■ **Work instructions**: Will you output the lines between the ones holding "Recreate this image" and "const fs=13;", inclusive, exactly as they stand, and only those lines, with the pictures left out?

■ ■ ■

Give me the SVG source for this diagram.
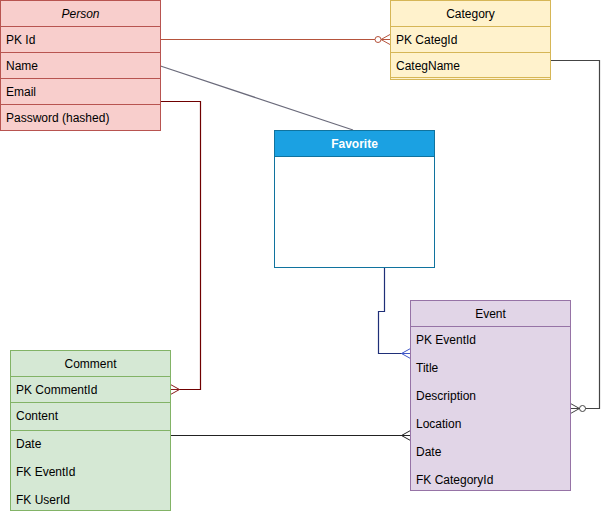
<svg xmlns="http://www.w3.org/2000/svg" width="609" height="514" viewBox="0 0 609 514">
  <style>
    text { font-family: "Liberation Sans", Arial, sans-serif; font-size: 12px; fill: #000; }
    .hdr { text-anchor: middle; }
    .conn { fill: none; stroke-width: 1.2; }
  </style>
  <defs>
    <!-- crow's foot (many) and circle + crow's foot (zero or many), one per line colour -->
    <marker id="zm-brown" viewBox="0 0 20 12" refX="20" refY="6" markerWidth="20" markerHeight="12" markerUnits="userSpaceOnUse" orient="auto">
      <circle cx="8" cy="6" r="3" fill="#fff" stroke="#b5533c"/>
      <path d="M11,6 L20,1 M11,6 L20,11 M11,6 H20" fill="none" stroke="#b5533c"/>
    </marker>
    <marker id="zm-grey" viewBox="0 0 20 12" refX="20" refY="6" markerWidth="20" markerHeight="12" markerUnits="userSpaceOnUse" orient="auto">
      <circle cx="8" cy="6" r="3" fill="#fff" stroke="#444"/>
      <path d="M11,6 L20,1 M11,6 L20,11 M11,6 H20" fill="none" stroke="#444"/>
    </marker>
    <marker id="m-red" viewBox="0 0 20 12" refX="20" refY="6" markerWidth="20" markerHeight="12" markerUnits="userSpaceOnUse" orient="auto">
      <path d="M11,6 L20,1 M11,6 L20,11 M11,6 H20" fill="none" stroke="#8b1a1a"/>
    </marker>
    <marker id="m-blue" viewBox="0 0 20 12" refX="20" refY="6" markerWidth="20" markerHeight="12" markerUnits="userSpaceOnUse" orient="auto">
      <path d="M11,6 L20,1 M11,6 L20,11 M11,6 H20" fill="none" stroke="#3f57c8"/>
    </marker>
    <marker id="m-black" viewBox="0 0 20 12" refX="20" refY="6" markerWidth="20" markerHeight="12" markerUnits="userSpaceOnUse" orient="auto">
      <path d="M11,6 L20,1 M11,6 L20,11 M11,6 H20" fill="none" stroke="#222"/>
    </marker>
  </defs>

  <rect width="609" height="514" fill="#fff"/>

  <!-- relationships -->
  <g id="connectors">
    <path class="conn" d="M160.5,39.5 H390" stroke="#b5533c" marker-end="url(#zm-brown)"/>
    <path class="conn" d="M160.5,66 L353,130" stroke="#6b6b7b"/>
    <path class="conn" d="M160.5,101.5 H200.5 V389.5 H170.5" stroke="#6f0000" marker-end="url(#m-red)"/>
    <path class="conn" d="M550.5,60.5 H599.5 V408.5 H570.5" stroke="#444" marker-end="url(#zm-grey)"/>
    <path class="conn" d="M384.5,268 V311.5 H378.5 V353.5 H410.5" stroke="#1f2f78" marker-end="url(#m-blue)"/>
    <path class="conn" d="M170.5,435.5 H410.5" stroke="#222" marker-end="url(#m-black)"/>
  </g>

  <!-- Person -->
  <g id="person">
    <rect x="0.5" y="0.5" width="160" height="130" fill="#f8cecc" stroke="#b85450"/>
    <path d="M0.5,26.5 H160.5 M0.5,52.5 H160.5 M0.5,78.5 H160.5 M0.5,104.5 H160.5" stroke="#b85450" fill="none"/>
    <text class="hdr" x="80.5" y="18" font-style="italic">Person</text>
    <text x="6" y="44">PK Id</text>
    <text x="6" y="70">Name</text>
    <text x="6" y="96">Email</text>
    <text x="6" y="122">Password (hashed)</text>
  </g>

  <!-- Category -->
  <g id="category">
    <rect x="390.5" y="0.5" width="160" height="79" fill="#fff2cc" stroke="#d6b656"/>
    <path d="M390.5,26.5 H550.5 M390.5,52.5 H550.5 M390.5,77.5 H550.5" stroke="#d6b656" fill="none"/>
    <text class="hdr" x="470.5" y="18">Category</text>
    <text x="396" y="44">PK CategId</text>
    <text x="396" y="70">CategName</text>
  </g>

  <!-- Favorite -->
  <g id="favorite">
    <rect x="274.5" y="130.5" width="160" height="137" fill="#fff" stroke="#10739e"/>
    <rect x="274.5" y="130.5" width="160" height="26" fill="#1ba1e2" stroke="#10739e"/>
    <text class="hdr" x="354.5" y="148" fill="#fff" font-weight="bold" style="fill:#fff">Favorite</text>
  </g>

  <!-- Event -->
  <g id="event">
    <rect x="410.5" y="300.5" width="160" height="190" fill="#e1d5e7" stroke="#9673a6"/>
    <path d="M410.5,326.5 H570.5" stroke="#9673a6" fill="none"/>
    <text class="hdr" x="490.5" y="318">Event</text>
    <text x="416" y="344">PK EventId</text>
    <text x="416" y="372">Title</text>
    <text x="416" y="400">Description</text>
    <text x="416" y="428">Location</text>
    <text x="416" y="456">Date</text>
    <text x="416" y="484">FK CategoryId</text>
  </g>

  <!-- Comment -->
  <g id="comment">
    <rect x="10.5" y="350.5" width="160" height="160" fill="#d5e8d4" stroke="#82b366"/>
    <path d="M10.5,376.5 H170.5 M10.5,402.5 H170.5 M10.5,430.5 H170.5" stroke="#82b366" fill="none"/>
    <text class="hdr" x="90.5" y="368">Comment</text>
    <text x="16" y="394">PK CommentId</text>
    <text x="16" y="420">Content</text>
    <text x="16" y="448">Date</text>
    <text x="16" y="476">FK EventId</text>
    <text x="16" y="504">FK UserId</text>
  </g>
</svg>
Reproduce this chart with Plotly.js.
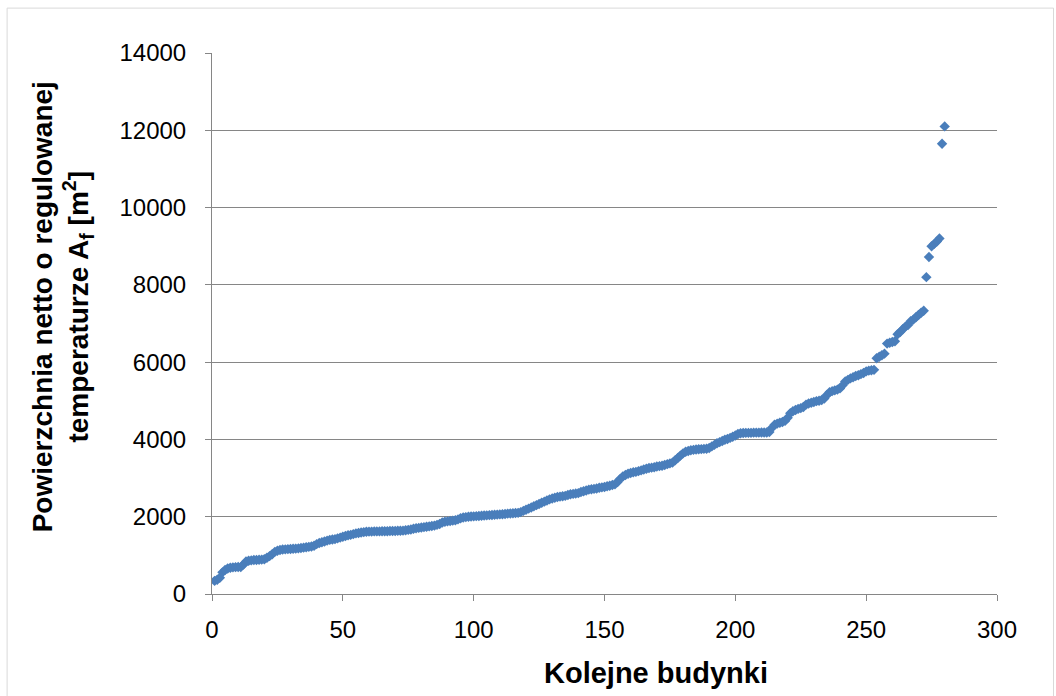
<!DOCTYPE html>
<html>
<head>
<meta charset="utf-8">
<script src="https://cdn.plot.ly/plotly-3.0.1.min.js"></script>
<style>
html,body{margin:0;padding:0;background:#fff;}
#chart{width:1056px;height:696px;}
</style>
</head>
<body>
<div id="chart"></div>
<script>
// Powierzchnia netto o regulowanej temperaturze, kolejne budynki 1..280 (sorted)
var area_1_40 = [340,370,420,560,620,660,680,690,695,700,700,760,840,860,870,880,880,885,890,900,
                 940,980,1030,1090,1120,1140,1150,1155,1160,1165,1170,1175,1180,1190,1200,1210,1220,1230,1250,1290];
var area_41_80 = [1320,1340,1360,1380,1400,1410,1420,1440,1460,1480,1500,1520,1530,1550,1570,1580,1590,1600,1610,1615,
                  1615,1620,1620,1620,1625,1625,1625,1630,1630,1630,1635,1635,1640,1650,1660,1670,1690,1700,1710,1720];
var area_81_120 = [1730,1740,1750,1760,1770,1790,1810,1850,1870,1880,1890,1900,1910,1930,1960,1980,1990,2000,2005,2010,
                   2015,2020,2025,2030,2035,2040,2045,2050,2055,2060,2065,2070,2080,2085,2090,2095,2100,2120,2150,2180];
var area_121_160 = [2210,2240,2270,2300,2330,2360,2390,2420,2450,2470,2490,2510,2520,2530,2540,2560,2580,2590,2600,2610,
                    2640,2660,2680,2700,2710,2720,2730,2750,2760,2770,2790,2800,2820,2840,2900,2980,3040,3080,3110,3130];
var area_161_200 = [3150,3160,3180,3200,3220,3240,3260,3270,3280,3300,3310,3320,3340,3360,3380,3400,3460,3520,3580,3640,
                    3680,3700,3720,3730,3740,3745,3750,3755,3760,3780,3820,3860,3900,3930,3960,3990,4010,4040,4070,4100];
var area_201_240 = [4140,4160,4165,4170,4170,4170,4175,4175,4175,4180,4180,4180,4190,4300,4380,4410,4430,4450,4480,4560,
                    4680,4730,4760,4790,4810,4840,4900,4930,4950,4970,4990,5000,5020,5060,5150,5220,5250,5270,5290,5320];
var area_241_280 = [5400,5500,5540,5580,5610,5640,5660,5690,5720,5760,5780,5790,5800,6100,6140,6180,6220,6480,6500,6520,
                    6540,6720,6780,6850,6920,6960,7060,7100,7160,7220,7280,7330,8200,8720,9000,9060,9120,9200,11650,12100];

var area = [].concat(area_1_40, area_41_80, area_81_120, area_121_160, area_161_200, area_201_240, area_241_280);
var buildings = area.map(function(v, i){ return i + 1; });

var xTicks = [0,50,100,150,200,250,300];
var yTicks = [0,2000,4000,6000,8000,10000,12000,14000];
var xTitle = '<b>Kolejne budynki</b>';
var yTitle = '<b>Powierzchnia netto o regulowanej<br>temperaturze A<sub>f</sub> [m<sup>2</sup>]</b>';

var trace = {
  x: buildings,
  y: area,
  type: 'scatter',
  mode: 'markers',
  marker: {symbol: 'diamond', size: 8, color: '#4A7EBB', line: {width: 0}},
  hoverinfo: 'x+y'
};

var ff = 'Liberation Sans, Arial, sans-serif';
var tickFont = {family: ff, size: 24, color: '#000'};

var layout = {
  width: 1056, height: 696,
  margin: {l: 212, r: 59, t: 53, b: 102},
  paper_bgcolor: '#fff', plot_bgcolor: '#fff',
  font: tickFont,
  showlegend: false,
  xaxis: {
    range: [0, 300], tickvals: xTicks, ticktext: xTicks.map(String),
    showgrid: false, zeroline: false,
    showline: true, linecolor: '#868686', linewidth: 1,
    ticks: 'outside', ticklen: 6, tickcolor: '#868686',
    ticklabelstandoff: 8,
    tickfont: tickFont
  },
  yaxis: {
    range: [0, 14000], tickvals: yTicks, ticktext: yTicks.map(String),
    showgrid: true, gridcolor: '#868686', gridwidth: 1,
    zeroline: false,
    showline: true, linecolor: '#868686', linewidth: 1,
    ticks: 'outside', ticklen: 6, tickcolor: '#868686',
    ticklabelstandoff: 14,
    tickfont: tickFont
  },
  annotations: [
    {text: xTitle, xref: 'paper', yref: 'paper', x: 0.566, y: -0.146,
     xanchor: 'center', yanchor: 'middle', showarrow: false,
     font: {family: ff, size: 29, color: '#000'}},
    {text: yTitle, xref: 'paper', yref: 'paper', x: -0.191, y: 0.530,
     xanchor: 'center', yanchor: 'middle', showarrow: false, textangle: -90,
     font: {family: ff, size: 28, color: '#000'}}
  ],
  shapes: [{
    type: 'rect', xref: 'paper', yref: 'paper',
    x0: -0.261, x1: 1.072, y0: -0.2, y1: 1.083,
    line: {color: '#D9D9D9', width: 1}, fillcolor: 'rgba(0,0,0,0)', layer: 'below'
  }]
};

Plotly.newPlot('chart', [trace], layout, {displayModeBar: false, staticPlot: true});
</script>
</body>
</html>
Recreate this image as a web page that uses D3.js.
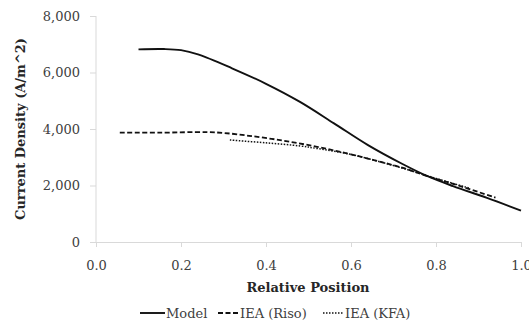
<!DOCTYPE html>
<html><head><meta charset="utf-8">
<script src="https://cdn.jsdelivr.net/npm/d3@7"></script>
<style>body{margin:0;background:#fff}svg{display:block}</style>
</head><body>
<script>
const modelX = [0.10,0.16,0.20,0.24,0.32,0.40,0.48,0.56,0.64,0.72,0.78,0.84,0.92,1.00];
const modelY = [6820,6830,6790,6640,6150,5600,4960,4200,3430,2770,2330,1980,1560,1110];
const risoX = [0.056,0.15,0.26,0.30,0.36,0.44,0.52,0.60,0.72,0.78,0.84,0.94];
const risoY = [3870,3870,3890,3860,3760,3590,3370,3100,2630,2330,2060,1570];
const kfaX = [0.315,0.40,0.48,0.52,0.60,0.72,0.80,0.88];
const kfaY = [3610,3510,3400,3310,3100,2620,2250,1900];
const xTicks = [0,0.2,0.4,0.6,0.8,1.0];
const yTicks = [0,2000,4000,6000,8000];
const seriesNames = ["Model","IEA (Riso)","IEA (KFA)"];

const W=529,H=323;
const svg=d3.select("body").append("svg").attr("width",W).attr("height",H);
const x=d3.scaleLinear().domain([0,1]).range([96,521]);
const y=d3.scaleLinear().domain([0,8000]).range([242,16]);
const font="'DejaVu Serif', serif";
const axisCol="#d9d9d9";
const fs=13;

const xa=svg.append("g").attr("transform","translate(0,242)")
  .call(d3.axisBottom(x).tickValues(xTicks).tickFormat(d3.format(".1f")).tickSizeOuter(0).tickSize(5));
const ya=svg.append("g").attr("transform","translate(96,0)")
  .call(d3.axisLeft(y).tickValues(yTicks).tickFormat(d3.format(",")).tickSizeOuter(0).tickSize(6).tickPadding(10));
[xa,ya].forEach(g=>{
  g.selectAll("path,line").attr("stroke",axisCol);
  g.selectAll("text").attr("font-family",font).attr("font-size",fs).attr("fill","#404040");
});
ya.select(".domain").attr("d","M0,242V16");
xa.selectAll("text").attr("dy","0.35em").attr("y",23);

svg.append("text").attr("x",308).attr("y",292).attr("text-anchor","middle")
  .attr("font-family",font).attr("font-weight","bold").attr("font-size",fs).attr("fill","#262626").text("Relative Position");
svg.append("text").attr("transform","translate(25,129) rotate(-90)").attr("text-anchor","middle")
  .attr("font-family",font).attr("font-weight","bold").attr("font-size",fs).attr("fill","#262626").text("Current Density (A/m^2)");

const line=d3.line().x(d=>x(d[0])).y(d=>y(d[1])).curve(d3.curveCatmullRom.alpha(0.5));
const series=[
  {name:seriesNames[0],xs:modelX,ys:modelY,dash:null,w:1.9},
  {name:seriesNames[1],xs:risoX,ys:risoY,dash:"5,2.5",w:1.8},
  {name:seriesNames[2],xs:kfaX,ys:kfaY,dash:"1.5,1.5",w:1.5}
];
series.forEach(s=>{
  svg.append("path").datum(s.xs.map((v,i)=>[v,s.ys[i]])).attr("d",line)
    .attr("fill","none").attr("stroke","#111").attr("stroke-width",s.w)
    .attr("stroke-dasharray",s.dash);
});

const legX=[140,218,323];
series.forEach((s,i)=>{
  const g=svg.append("g").attr("transform",`translate(${legX[i]},313)`);
  g.append("line").attr("x1",0).attr("x2",i==0?25:20).attr("y1",0).attr("y2",0)
    .attr("stroke","#111").attr("stroke-width",s.w).attr("stroke-dasharray",s.dash);
  g.append("text").attr("x",i==0?26:22).attr("y",0).attr("dy","0.35em")
    .attr("font-family",font).attr("font-size",fs).attr("fill","#404040").text(s.name);
});
</script>
</body></html>
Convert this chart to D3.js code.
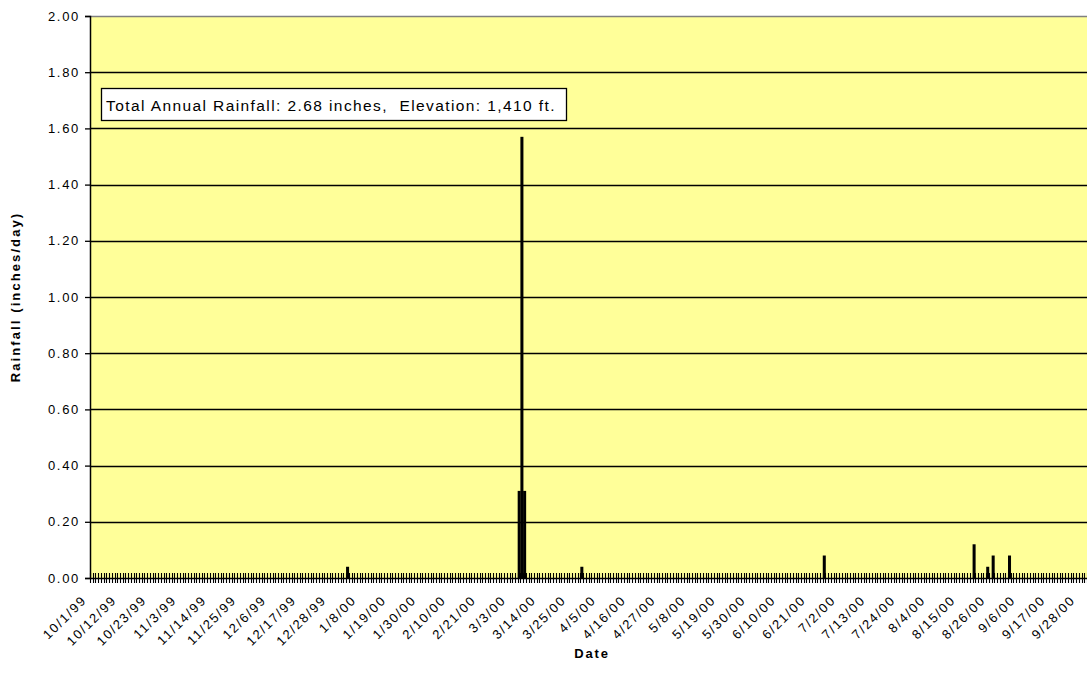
<!DOCTYPE html>
<html>
<head>
<meta charset="utf-8">
<script src="https://cdn.jsdelivr.net/npm/d3@7"></script>
<style>
  html, body { margin: 0; padding: 0; background: #ffffff; }
  svg { display: block; }
</style>
</head>
<body>
<svg id="chart" width="1087" height="681"></svg>
<script>
// ---- Data ----
const startDate = "10/1/99";
const endDate = "9/30/00";
const rainDates = ["1/3/00", "3/6/00", "3/7/00", "3/8/00", "3/29/00", "6/26/00", "8/20/00", "8/25/00", "8/27/00", "9/2/00"];
const rainValues = [0.04, 0.31, 1.57, 0.31, 0.04, 0.08, 0.12, 0.04, 0.08, 0.08];
const yTicks = [0, 0.2, 0.4, 0.6, 0.8, 1.0, 1.2, 1.4, 1.6, 1.8, 2.0];
const xTickLabels = ["10/1/99","10/12/99","10/23/99","11/3/99","11/14/99","11/25/99","12/6/99","12/17/99","12/28/99","1/8/00","1/19/00","1/30/00","2/10/00","2/21/00","3/3/00","3/14/00","3/25/00","4/5/00","4/16/00","4/27/00","5/8/00","5/19/00","5/30/00","6/10/00","6/21/00","7/2/00","7/13/00","7/24/00","8/4/00","8/15/00","8/26/00","9/6/00","9/17/00","9/28/00"];
const annotation = "Total Annual Rainfall: 2.68 inches,  Elevation: 1,410 ft.";
const xTitle = "Date";
const yTitle = "Rainfall (inches/day)";

// ---- Build categories ----
const parse = d3.timeParse("%-m/%-d/%y");
const fmt = d3.timeFormat("%-m/%-d/%y");
const days = d3.timeDay.range(parse(startDate), d3.timeDay.offset(parse(endDate), 1)).map(fmt);
const rainMap = new Map(rainDates.map((d, i) => [d, rainValues[i]]));
const series = days.map(d => ({ date: d, value: rainMap.get(d) || 0 }));

// ---- Layout ----
const pLeft = 90, pRight = 1087, pTop = 16, pBottom = 578;
const svg = d3.select("#chart");
const font = "'Liberation Sans', Arial, sans-serif";

const x = d3.scaleBand().domain(days).range([pLeft, pRight]).padding(0);
const y = d3.scaleLinear().domain([0, 2]).range([pBottom, pTop]);

// plot background
svg.append("rect").attr("x", pLeft).attr("y", pTop).attr("width", pRight - pLeft).attr("height", pBottom - pTop)
  .attr("fill", "#FFFF99");

// gridlines
svg.append("g").selectAll("line").data(yTicks.filter(v => v > 0 && v < 2)).join("line")
  .attr("x1", pLeft).attr("x2", pRight)
  .attr("y1", d => Math.round(y(d)) + 0.5).attr("y2", d => Math.round(y(d)) + 0.5)
  .attr("stroke", "#000").attr("stroke-width", 1.4);

// top border
svg.append("line").attr("x1", pLeft).attr("x2", pRight).attr("y1", pTop + 0.5).attr("y2", pTop + 0.5)
  .attr("stroke", "#808080").attr("stroke-width", 1.3);

// bars
svg.append("g").selectAll("rect").data(series.filter(d => d.value > 0)).join("rect")
  .attr("x", d => x(d.date))
  .attr("width", x.bandwidth() + 0.3)
  .attr("y", d => y(d.value))
  .attr("height", d => y(0) - y(d.value))
  .attr("fill", "#000");

// y axis
const yAxis = d3.axisLeft(y).tickValues(yTicks).tickFormat(d3.format(".2f")).tickSize(5).tickPadding(5);
const gy = svg.append("g").attr("transform", `translate(${pLeft},0)`).call(yAxis);
gy.select(".domain").attr("stroke", "#000").attr("stroke-width", 1.5);
gy.selectAll(".tick line").attr("stroke", "#000").attr("stroke-width", 1.3);
gy.selectAll("text").attr("font-family", font).attr("font-size", 13).attr("fill", "#000")
  .style("letter-spacing", "1.7px");

// x axis: baseline, cross ticks at category boundaries
const gx = svg.append("g");
gx.append("line").attr("x1", pLeft).attr("x2", pRight).attr("y1", pBottom + 0.5).attr("y2", pBottom + 0.5)
  .attr("stroke", "#000").attr("stroke-width", 1.6);
const boundaries = days.map(d => x(d)).concat([pRight]);
gx.selectAll("line.tk").data(boundaries).join("line").attr("class", "tk")
  .attr("x1", d => Math.round(d) + 0.5).attr("x2", d => Math.round(d) + 0.5)
  .attr("y1", pBottom - 5).attr("y2", pBottom + 5)
  .attr("stroke", "#000").attr("stroke-width", 1.1);

// x labels
const labelSet = new Set(xTickLabels);
gx.selectAll("text").data(days.filter(d => labelSet.has(d))).join("text")
  .attr("transform", d => `translate(${x(d) + x.bandwidth() / 2 - 4},${pBottom + 23}) rotate(-45)`)
  .attr("text-anchor", "end")
  .attr("font-family", font).attr("font-size", 13).attr("fill", "#000")
  .style("letter-spacing", "1.7px")
  .text(d => d);

// axis titles
svg.append("text").attr("x", 592).attr("y", 658).attr("text-anchor", "middle")
  .attr("font-family", font).attr("font-size", 13).attr("font-weight", "bold")
  .style("letter-spacing", "1.8px").text(xTitle);
svg.append("text").attr("transform", `translate(20,${(pTop + pBottom) / 2}) rotate(-90)`)
  .attr("text-anchor", "middle")
  .attr("font-family", font).attr("font-size", 13).attr("font-weight", "bold")
  .style("letter-spacing", "2.1px").text(yTitle);

// annotation box
const ag = svg.append("g");
ag.append("rect").attr("x", 101.5).attr("y", 88.5).attr("width", 465).attr("height", 32)
  .attr("fill", "#fff").attr("stroke", "#000").attr("stroke-width", 1.3);
const at = ag.append("text").attr("x", 106).attr("y", 111)
  .attr("font-family", font).attr("font-size", 15.5).attr("fill", "#000")
  .style("white-space", "pre")
  .text(annotation);
const natural = at.node().getComputedTextLength();
const n = annotation.length;
at.style("letter-spacing", ((450 - natural) / n) + "px");
</script>
</body>
</html>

■ ■ ■

■ **The reply**:
Recreate this image as a web page that uses D3.js.
<!DOCTYPE html>
<html><head><meta charset="utf-8">
<script src="https://cdn.jsdelivr.net/npm/d3@7"></script>
<style>body{margin:0;background:#fff}svg{display:block}</style>
</head><body>
<script>
const modelX = [0.10,0.16,0.20,0.24,0.32,0.40,0.48,0.56,0.64,0.72,0.78,0.84,0.92,1.00];
const modelY = [6820,6830,6790,6640,6150,5600,4960,4200,3430,2770,2330,1980,1560,1110];
const risoX = [0.056,0.15,0.26,0.30,0.36,0.44,0.52,0.60,0.72,0.78,0.84,0.94];
const risoY = [3870,3870,3890,3860,3760,3590,3370,3100,2630,2330,2060,1570];
const kfaX = [0.315,0.40,0.48,0.52,0.60,0.72,0.80,0.88];
const kfaY = [3610,3510,3400,3310,3100,2620,2250,1900];
const xTicks = [0,0.2,0.4,0.6,0.8,1.0];
const yTicks = [0,2000,4000,6000,8000];
const seriesNames = ["Model","IEA (Riso)","IEA (KFA)"];

const W=529,H=323;
const svg=d3.select("body").append("svg").attr("width",W).attr("height",H);
const x=d3.scaleLinear().domain([0,1]).range([96,521]);
const y=d3.scaleLinear().domain([0,8000]).range([242,16]);
const font="'DejaVu Serif', serif";
const axisCol="#d9d9d9";
const fs=13;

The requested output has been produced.